Point 2, by contrast, is crucial, especially for South Asian scholars. We often share so little background with our editors, that we might have completely different ideas about what should be in our articles. I am quite convinced that it is legitimate to speak of "Philosophy" while referring to Kumārila, Dharmakīrti, etc. Do I really have to make this point clear every time I write an article? Even a reference in a fn. might be too much if the article does not focus on philosophical subjects and just happens to use the word "philosophical texts". The same applies to translations (I cannot explain in every article the rationale behind each of the technical translations I adopt). Shall one write a methodological article to be published on one's web site and constantly updated where issues such as "Why I believe that Mīmāṃsā needs to be studied" and "Why do I believe that 'inhering cause' is not a suitable translation for samavāyikāraṇa" are dealt with? Or should one try to write only for suitable editors (if it is ever possible)?

What do you do?

On a related topic (how to refute a paper), you might read this post.

2 comments:

krishna said...

Hi Elisa,
you are right, the editor's work is really of a "fun-and-learn" kind. Of course, in it there is as much fun so much you can learn... at least this is my personal opinion.
However, in response - or, better, as an integration - to your point 1, I must say that in my humble experience (both as editor and as author) I've remarked in several occasions that what nowadays we call editing work is nothing but a formatting work, which does no longer concern the typographic aspects of the article, book, paper (or whatever), rather its "shape" (where to put the pagenumbers, which character for the title, etc.)
For instance, and just to take my case into account, in some published papers of mine the reader can find typos or oversights that went unnoticed to me and that I discovered only once the work was already issued... why didn't the editor adjust the spelling by him/herself? Or, at least, why didn't s/he report to me those mistakes? Who knows!
In the few occasions I edited something, I did all my best in order to not bore the authors with double-spaces, inverted commas, typos etc., and I corrected them by myself... it's not a hard work, not at all!
On your point 2, as you know, I agree wholeheartedly! And let me roar, together with you, that Indian philosophy IS philosophy!!
:-)

elisa freschi said...

:-) Thanks for the roaring, Krishna! Let us make the roaring loud enough to be audible by philosophers and indologists alike!
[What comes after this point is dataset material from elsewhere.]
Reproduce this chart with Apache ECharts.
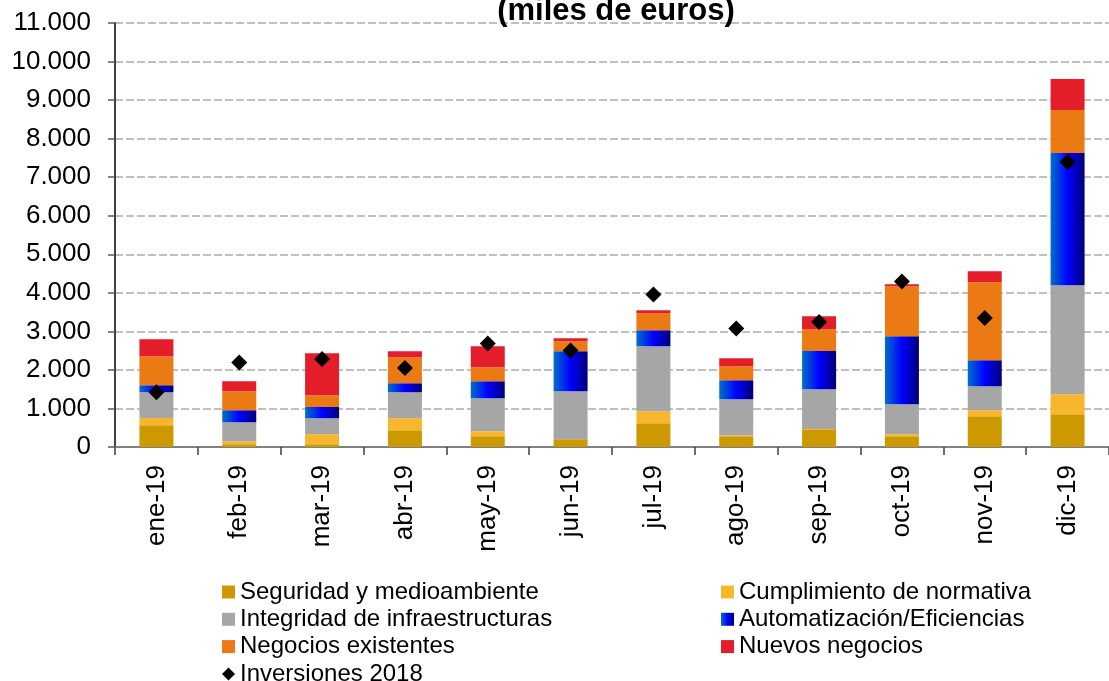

As for point 1, I think that the problem lies in the confusion between different functions. If the editor reads the article looking for conceptual difficulties, inverted commas to be removed, misspelling, page-numbers to be added, etc., ALL at the same time, s/he will fail to accomplish an accurate job. Ideally, the editor could just focus on the content, a proof-reader on the typos and the person who prepares the lay-out on page-numbers, italics, etc. Even if all these roles are done by just one single person (but usually they are at least two), s/he should do them separately, I think, in order to focus on one task at a time. If this does not happen, one ends up with unnoticed typos, as you say.